La chasse ou le désastre écologique
Aujourd’hui, une vingtaine de réserves naturelles et de biosphères ont été créées pour protéger les oiseaux. Mais elles sont régulièrement envahies par les chasseurs. Le danger existe aussi pour les oiseaux résidents. Des 400 espèces d’oiseaux recensées au Liban, plus de la moitié sont migrateurs. Le Liban a la particularité d’offrir des habitats divers : plaines, montagnes, régions semi-désertiques, mer, rivières et réserves naturelles. Autant d’habitats très appréciés des oiseaux. « Dans le pays, il existe 15 importantes aires où se concentrent les oiseaux. Certaines de ces zones sont privées, d’autres appartiennent au gouvernement ; il faut donc trouver une solution pour les préserver de la même manière », indique Saleem Hamadeh.
Il faut savoir que le phénomène de la migration permet aux différentes espèces d’oiseaux de survivre. Les flux migratoires sont très réguliers d’année en année, et sont donc prévisibles pour les chasseurs. Les volatiles sont alors vulnérables. Chaque année, pendant la période de migration, les chasseurs sortent leur artillerie. Des hordes de braconniers s’agglutinent alors dans les points stratégiques pour tirer sur tout ce qui vole, sans se soucier de l’espèce touchée, ou du nombre d’oiseaux tués. « Mais ici, les gens chassent à toute période de l’année. Il n’y aucun contrôle », déplore Assad Serhal.
Mais les oiseaux ne sont pas les seules victimes. Le plomb des balles contamine l’environnement, et surtout « le manque de maîtrise des armes à feu tue même des humains », s’alarme le directeur général de la SNPL.

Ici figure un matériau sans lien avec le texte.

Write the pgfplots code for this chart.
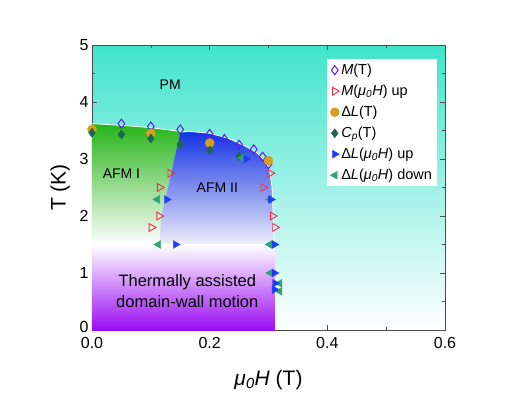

Pour l’heure, les différentes organisations sont en train de faire ce qui est en leur pouvoir pour former une police professionnelle, définir des quotas de chasse et un système de surveillance efficace, éduquer et sensibiliser la population pour une meilleure prise de conscience générale. Tout cela pour septembre. Un but qui permettra, si ce n’est de chasser la chasse, tout au moins de la réguler.